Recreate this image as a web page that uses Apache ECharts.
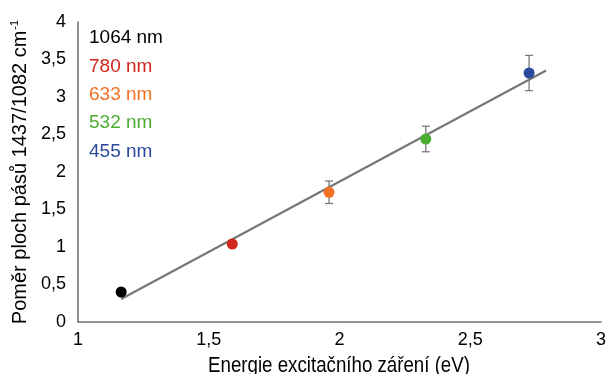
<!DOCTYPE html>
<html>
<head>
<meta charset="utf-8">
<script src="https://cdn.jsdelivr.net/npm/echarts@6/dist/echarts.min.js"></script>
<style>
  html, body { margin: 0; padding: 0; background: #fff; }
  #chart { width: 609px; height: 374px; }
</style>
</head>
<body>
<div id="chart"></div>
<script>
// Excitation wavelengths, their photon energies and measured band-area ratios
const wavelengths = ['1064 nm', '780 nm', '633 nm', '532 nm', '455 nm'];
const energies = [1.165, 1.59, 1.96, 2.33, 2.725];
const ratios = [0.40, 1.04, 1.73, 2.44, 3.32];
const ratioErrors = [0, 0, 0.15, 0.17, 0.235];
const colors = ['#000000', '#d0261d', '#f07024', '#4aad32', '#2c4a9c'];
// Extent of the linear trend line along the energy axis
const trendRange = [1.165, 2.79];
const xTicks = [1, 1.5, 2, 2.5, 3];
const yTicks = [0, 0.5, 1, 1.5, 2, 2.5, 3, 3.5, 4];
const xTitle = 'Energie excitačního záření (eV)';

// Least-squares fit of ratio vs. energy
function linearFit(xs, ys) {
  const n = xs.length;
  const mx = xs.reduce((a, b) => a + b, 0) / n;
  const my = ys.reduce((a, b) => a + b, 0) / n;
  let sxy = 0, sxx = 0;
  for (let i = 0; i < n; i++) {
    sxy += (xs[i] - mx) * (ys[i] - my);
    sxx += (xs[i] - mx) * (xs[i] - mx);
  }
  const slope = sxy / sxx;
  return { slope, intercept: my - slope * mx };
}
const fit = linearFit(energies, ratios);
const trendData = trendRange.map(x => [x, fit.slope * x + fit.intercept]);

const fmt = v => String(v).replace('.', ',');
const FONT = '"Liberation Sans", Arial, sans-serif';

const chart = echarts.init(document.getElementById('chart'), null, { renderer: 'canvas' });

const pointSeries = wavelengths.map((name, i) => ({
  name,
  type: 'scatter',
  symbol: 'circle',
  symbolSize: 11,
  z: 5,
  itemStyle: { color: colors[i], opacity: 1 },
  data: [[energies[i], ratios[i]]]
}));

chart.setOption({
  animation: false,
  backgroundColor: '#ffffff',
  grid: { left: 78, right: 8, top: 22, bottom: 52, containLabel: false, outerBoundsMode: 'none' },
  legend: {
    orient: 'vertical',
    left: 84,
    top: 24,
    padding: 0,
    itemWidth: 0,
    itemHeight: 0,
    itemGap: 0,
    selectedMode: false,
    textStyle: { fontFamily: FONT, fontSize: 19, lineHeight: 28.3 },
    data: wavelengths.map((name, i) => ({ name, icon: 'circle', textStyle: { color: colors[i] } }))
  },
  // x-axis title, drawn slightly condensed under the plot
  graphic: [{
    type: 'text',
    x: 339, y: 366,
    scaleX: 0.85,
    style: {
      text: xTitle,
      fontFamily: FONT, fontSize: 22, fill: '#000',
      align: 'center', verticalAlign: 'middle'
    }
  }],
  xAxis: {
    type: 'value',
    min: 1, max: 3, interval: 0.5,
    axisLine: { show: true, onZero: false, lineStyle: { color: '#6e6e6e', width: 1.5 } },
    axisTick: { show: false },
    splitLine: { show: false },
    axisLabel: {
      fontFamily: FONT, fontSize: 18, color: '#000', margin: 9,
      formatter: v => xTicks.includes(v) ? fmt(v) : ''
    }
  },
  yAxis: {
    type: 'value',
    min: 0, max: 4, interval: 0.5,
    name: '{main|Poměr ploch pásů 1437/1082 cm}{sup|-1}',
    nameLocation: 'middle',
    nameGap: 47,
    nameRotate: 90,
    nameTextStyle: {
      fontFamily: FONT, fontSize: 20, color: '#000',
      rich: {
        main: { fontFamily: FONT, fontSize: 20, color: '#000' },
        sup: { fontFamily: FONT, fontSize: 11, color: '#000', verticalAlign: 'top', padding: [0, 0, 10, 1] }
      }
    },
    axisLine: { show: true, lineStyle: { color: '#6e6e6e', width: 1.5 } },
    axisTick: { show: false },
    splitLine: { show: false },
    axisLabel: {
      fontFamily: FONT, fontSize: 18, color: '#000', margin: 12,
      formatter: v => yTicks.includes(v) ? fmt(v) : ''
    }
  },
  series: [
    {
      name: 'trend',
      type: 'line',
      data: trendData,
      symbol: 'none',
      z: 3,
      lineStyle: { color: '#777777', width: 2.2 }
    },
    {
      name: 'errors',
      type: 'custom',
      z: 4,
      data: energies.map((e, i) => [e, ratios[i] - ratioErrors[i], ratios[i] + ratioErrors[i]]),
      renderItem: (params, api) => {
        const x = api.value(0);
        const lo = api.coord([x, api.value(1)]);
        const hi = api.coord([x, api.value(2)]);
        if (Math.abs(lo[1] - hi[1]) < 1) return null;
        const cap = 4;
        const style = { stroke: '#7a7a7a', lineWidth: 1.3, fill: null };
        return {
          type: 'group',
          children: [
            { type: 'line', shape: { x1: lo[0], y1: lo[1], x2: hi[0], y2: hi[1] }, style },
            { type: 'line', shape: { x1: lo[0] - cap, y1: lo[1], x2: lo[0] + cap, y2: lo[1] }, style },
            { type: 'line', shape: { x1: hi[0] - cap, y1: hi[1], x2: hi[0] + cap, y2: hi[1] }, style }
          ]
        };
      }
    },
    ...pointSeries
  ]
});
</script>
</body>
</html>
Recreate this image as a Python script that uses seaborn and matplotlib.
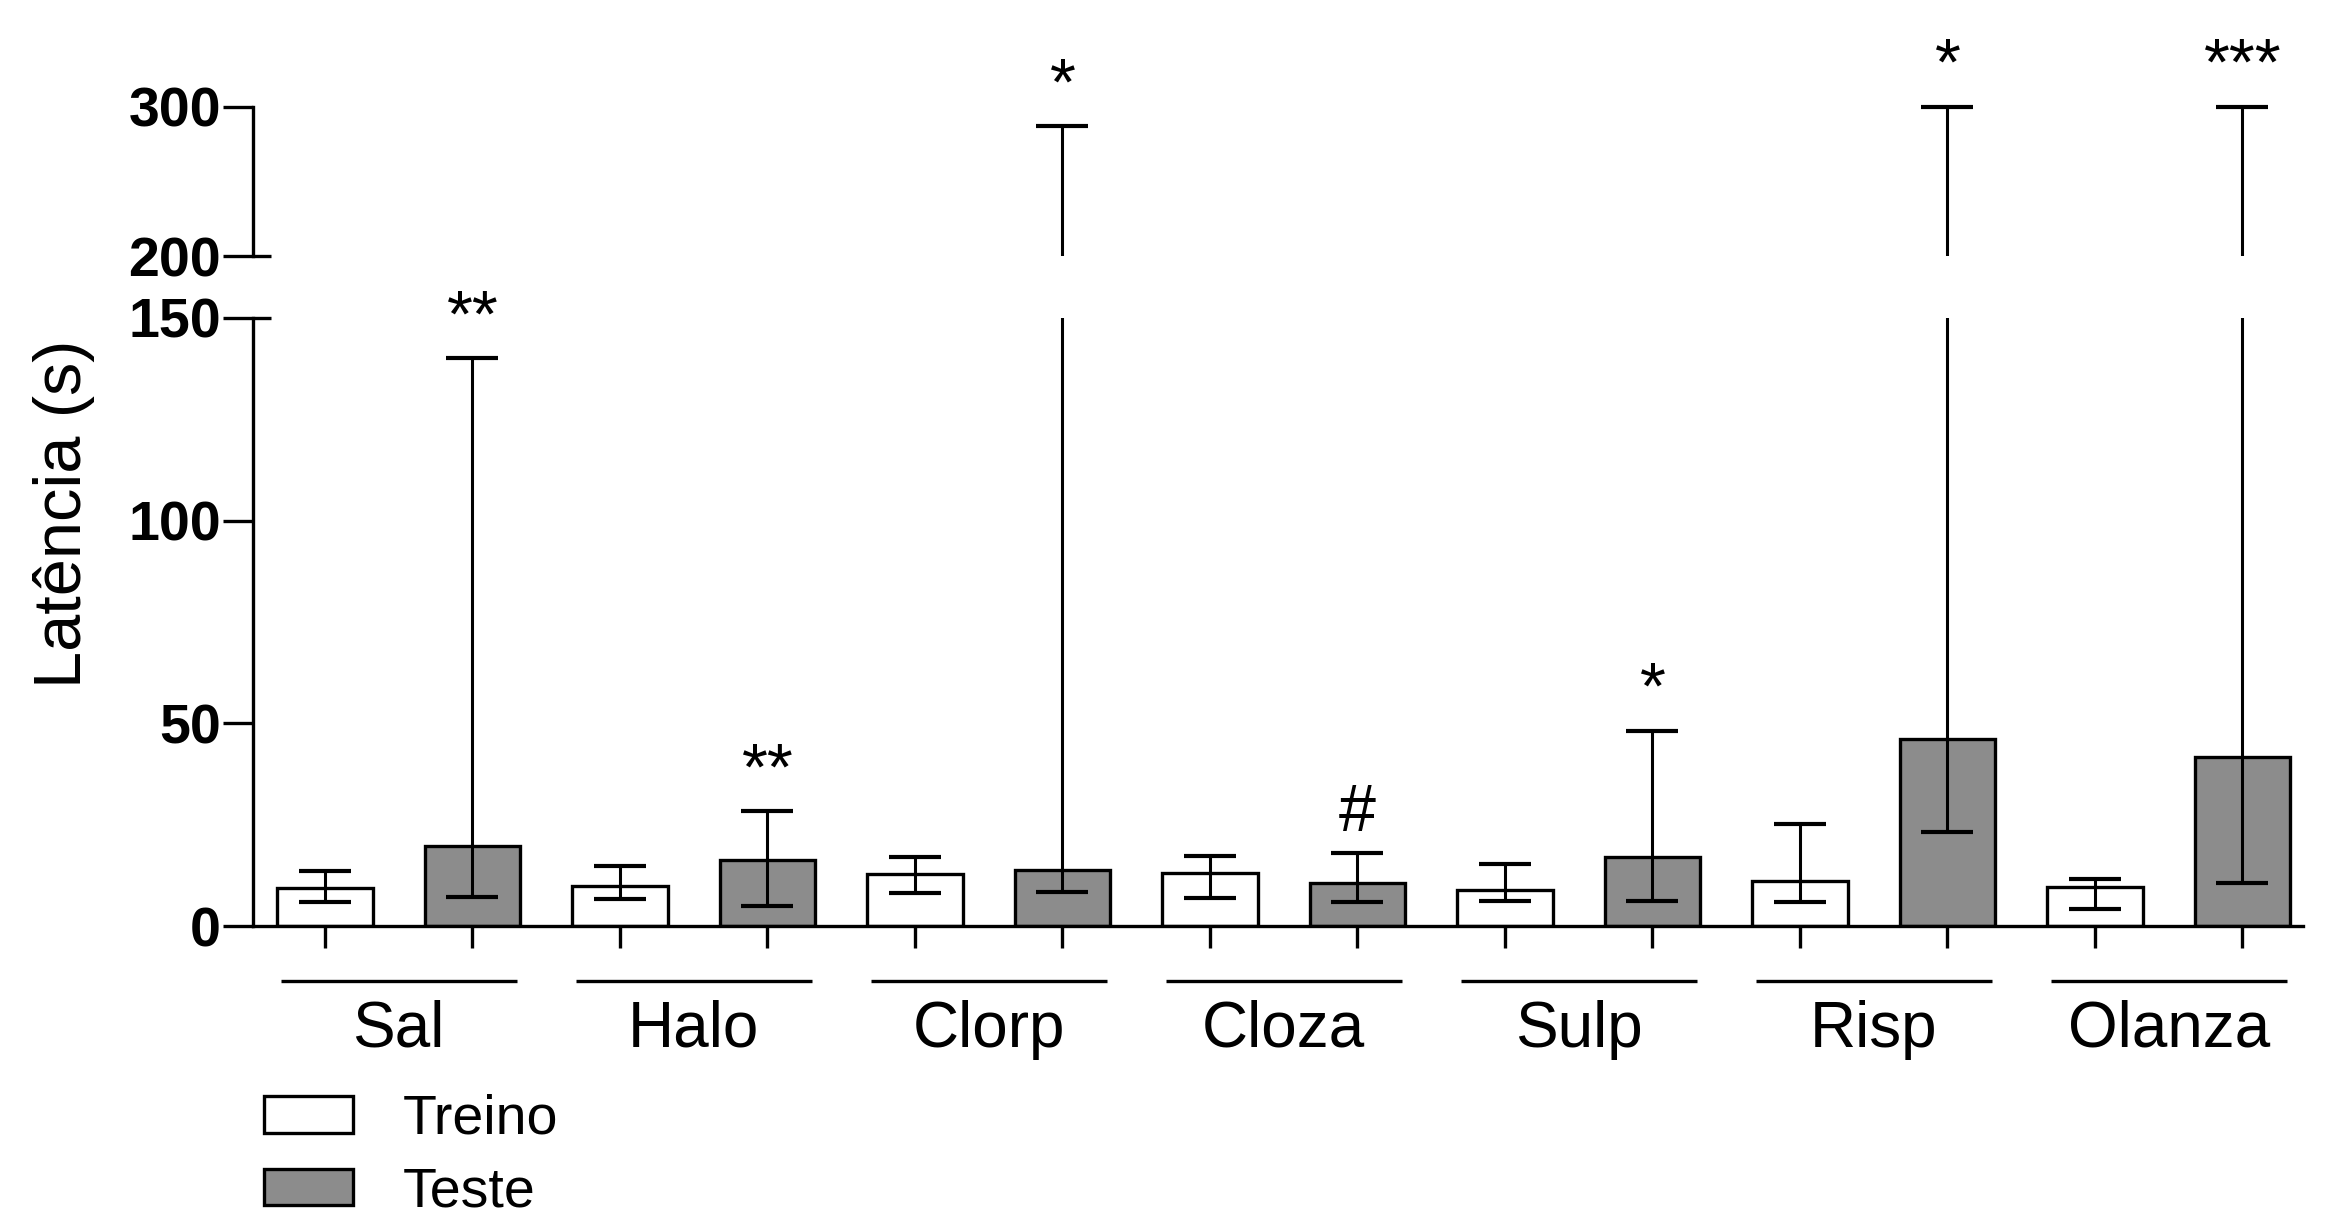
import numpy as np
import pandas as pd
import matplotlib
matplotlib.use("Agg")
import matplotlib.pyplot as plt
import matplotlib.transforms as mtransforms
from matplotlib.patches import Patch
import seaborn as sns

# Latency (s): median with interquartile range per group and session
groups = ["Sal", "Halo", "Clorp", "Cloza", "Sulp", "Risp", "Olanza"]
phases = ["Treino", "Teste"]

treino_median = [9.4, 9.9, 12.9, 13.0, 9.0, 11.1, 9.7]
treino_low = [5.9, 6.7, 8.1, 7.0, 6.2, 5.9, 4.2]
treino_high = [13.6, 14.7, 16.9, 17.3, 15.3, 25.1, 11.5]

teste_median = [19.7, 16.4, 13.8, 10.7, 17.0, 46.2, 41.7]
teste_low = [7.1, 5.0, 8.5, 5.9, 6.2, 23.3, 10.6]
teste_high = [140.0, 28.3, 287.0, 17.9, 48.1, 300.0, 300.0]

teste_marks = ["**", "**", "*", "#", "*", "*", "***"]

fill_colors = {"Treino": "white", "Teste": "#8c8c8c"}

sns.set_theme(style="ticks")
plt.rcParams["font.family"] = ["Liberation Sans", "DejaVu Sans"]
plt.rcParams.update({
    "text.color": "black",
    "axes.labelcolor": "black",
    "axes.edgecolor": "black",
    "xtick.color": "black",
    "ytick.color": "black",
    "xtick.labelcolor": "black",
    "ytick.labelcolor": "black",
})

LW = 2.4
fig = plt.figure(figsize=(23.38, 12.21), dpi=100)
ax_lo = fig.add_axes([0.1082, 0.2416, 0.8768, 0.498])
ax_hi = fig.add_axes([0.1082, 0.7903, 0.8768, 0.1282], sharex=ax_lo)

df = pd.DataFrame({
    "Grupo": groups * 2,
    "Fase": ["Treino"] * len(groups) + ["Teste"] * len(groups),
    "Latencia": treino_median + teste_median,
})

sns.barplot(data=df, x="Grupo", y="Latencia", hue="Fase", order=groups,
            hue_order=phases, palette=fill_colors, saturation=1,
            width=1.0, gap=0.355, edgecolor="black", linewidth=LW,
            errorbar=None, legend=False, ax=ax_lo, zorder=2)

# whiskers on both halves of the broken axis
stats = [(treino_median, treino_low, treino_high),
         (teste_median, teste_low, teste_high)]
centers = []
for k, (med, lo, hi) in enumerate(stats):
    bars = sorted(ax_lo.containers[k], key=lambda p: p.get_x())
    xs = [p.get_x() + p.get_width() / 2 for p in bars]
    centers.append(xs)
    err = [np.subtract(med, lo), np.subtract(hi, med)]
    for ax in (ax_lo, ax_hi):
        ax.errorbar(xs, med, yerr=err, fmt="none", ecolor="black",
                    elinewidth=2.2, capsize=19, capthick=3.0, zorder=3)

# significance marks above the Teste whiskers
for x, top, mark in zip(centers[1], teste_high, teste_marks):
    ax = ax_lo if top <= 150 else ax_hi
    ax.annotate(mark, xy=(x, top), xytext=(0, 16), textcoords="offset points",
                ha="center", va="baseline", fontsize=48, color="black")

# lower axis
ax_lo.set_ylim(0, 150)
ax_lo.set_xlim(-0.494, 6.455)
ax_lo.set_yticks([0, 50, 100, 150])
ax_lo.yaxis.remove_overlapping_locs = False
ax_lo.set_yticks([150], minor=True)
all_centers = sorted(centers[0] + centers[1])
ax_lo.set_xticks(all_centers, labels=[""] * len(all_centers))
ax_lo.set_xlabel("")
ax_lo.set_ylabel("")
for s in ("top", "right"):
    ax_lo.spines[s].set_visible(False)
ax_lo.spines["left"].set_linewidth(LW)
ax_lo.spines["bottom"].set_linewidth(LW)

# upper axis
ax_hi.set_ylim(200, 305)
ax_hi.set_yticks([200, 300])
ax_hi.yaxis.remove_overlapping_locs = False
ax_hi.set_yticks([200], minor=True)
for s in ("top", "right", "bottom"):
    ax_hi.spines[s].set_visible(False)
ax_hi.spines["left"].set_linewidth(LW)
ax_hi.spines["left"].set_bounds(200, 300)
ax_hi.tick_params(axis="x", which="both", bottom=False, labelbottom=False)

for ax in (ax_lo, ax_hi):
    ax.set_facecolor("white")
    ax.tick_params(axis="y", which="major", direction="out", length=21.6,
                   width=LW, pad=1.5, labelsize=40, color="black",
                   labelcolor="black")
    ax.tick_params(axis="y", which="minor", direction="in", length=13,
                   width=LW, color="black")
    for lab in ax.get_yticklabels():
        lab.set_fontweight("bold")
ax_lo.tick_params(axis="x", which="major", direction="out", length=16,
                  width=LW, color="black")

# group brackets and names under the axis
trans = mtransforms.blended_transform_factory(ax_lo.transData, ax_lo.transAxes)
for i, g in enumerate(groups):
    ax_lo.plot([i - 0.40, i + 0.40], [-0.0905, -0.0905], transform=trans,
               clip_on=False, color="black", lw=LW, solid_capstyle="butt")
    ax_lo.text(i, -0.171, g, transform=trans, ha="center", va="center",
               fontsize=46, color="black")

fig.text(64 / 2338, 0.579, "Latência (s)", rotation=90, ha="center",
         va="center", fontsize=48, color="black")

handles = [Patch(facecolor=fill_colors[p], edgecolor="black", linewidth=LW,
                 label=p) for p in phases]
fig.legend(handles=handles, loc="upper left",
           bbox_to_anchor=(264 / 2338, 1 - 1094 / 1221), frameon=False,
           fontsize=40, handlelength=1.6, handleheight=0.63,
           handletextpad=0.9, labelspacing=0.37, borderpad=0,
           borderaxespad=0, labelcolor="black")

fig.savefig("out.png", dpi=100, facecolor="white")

========

• **WHAT THE EXERCISE ASKS**:
Transcribe the lines between the one holding "Recreate this image as a Python" and the one holding "0.8768, 0.1282], sharex=ax_lo)", inclusive, and leave out any pictures.

• **CORRECT ANSWER**:
Recreate this image as a Python script that uses seaborn and matplotlib.
import numpy as np
import pandas as pd
import matplotlib
matplotlib.use("Agg")
import matplotlib.pyplot as plt
import matplotlib.transforms as mtransforms
from matplotlib.patches import Patch
import seaborn as sns

# Latency (s): median with interquartile range per group and session
groups = ["Sal", "Halo", "Clorp", "Cloza", "Sulp", "Risp", "Olanza"]
phases = ["Treino", "Teste"]

treino_median = [9.4, 9.9, 12.9, 13.0, 9.0, 11.1, 9.7]
treino_low = [5.9, 6.7, 8.1, 7.0, 6.2, 5.9, 4.2]
treino_high = [13.6, 14.7, 16.9, 17.3, 15.3, 25.1, 11.5]

teste_median = [19.7, 16.4, 13.8, 10.7, 17.0, 46.2, 41.7]
teste_low = [7.1, 5.0, 8.5, 5.9, 6.2, 23.3, 10.6]
teste_high = [140.0, 28.3, 287.0, 17.9, 48.1, 300.0, 300.0]

teste_marks = ["**", "**", "*", "#", "*", "*", "***"]

fill_colors = {"Treino": "white", "Teste": "#8c8c8c"}

sns.set_theme(style="ticks")
plt.rcParams["font.family"] = ["Liberation Sans", "DejaVu Sans"]
plt.rcParams.update({
    "text.color": "black",
    "axes.labelcolor": "black",
    "axes.edgecolor": "black",
    "xtick.color": "black",
    "ytick.color": "black",
    "xtick.labelcolor": "black",
    "ytick.labelcolor": "black",
})

LW = 2.4
fig = plt.figure(figsize=(23.38, 12.21), dpi=100)
ax_lo = fig.add_axes([0.1082, 0.2416, 0.8768, 0.498])
ax_hi = fig.add_axes([0.1082, 0.7903, 0.8768, 0.1282], sharex=ax_lo)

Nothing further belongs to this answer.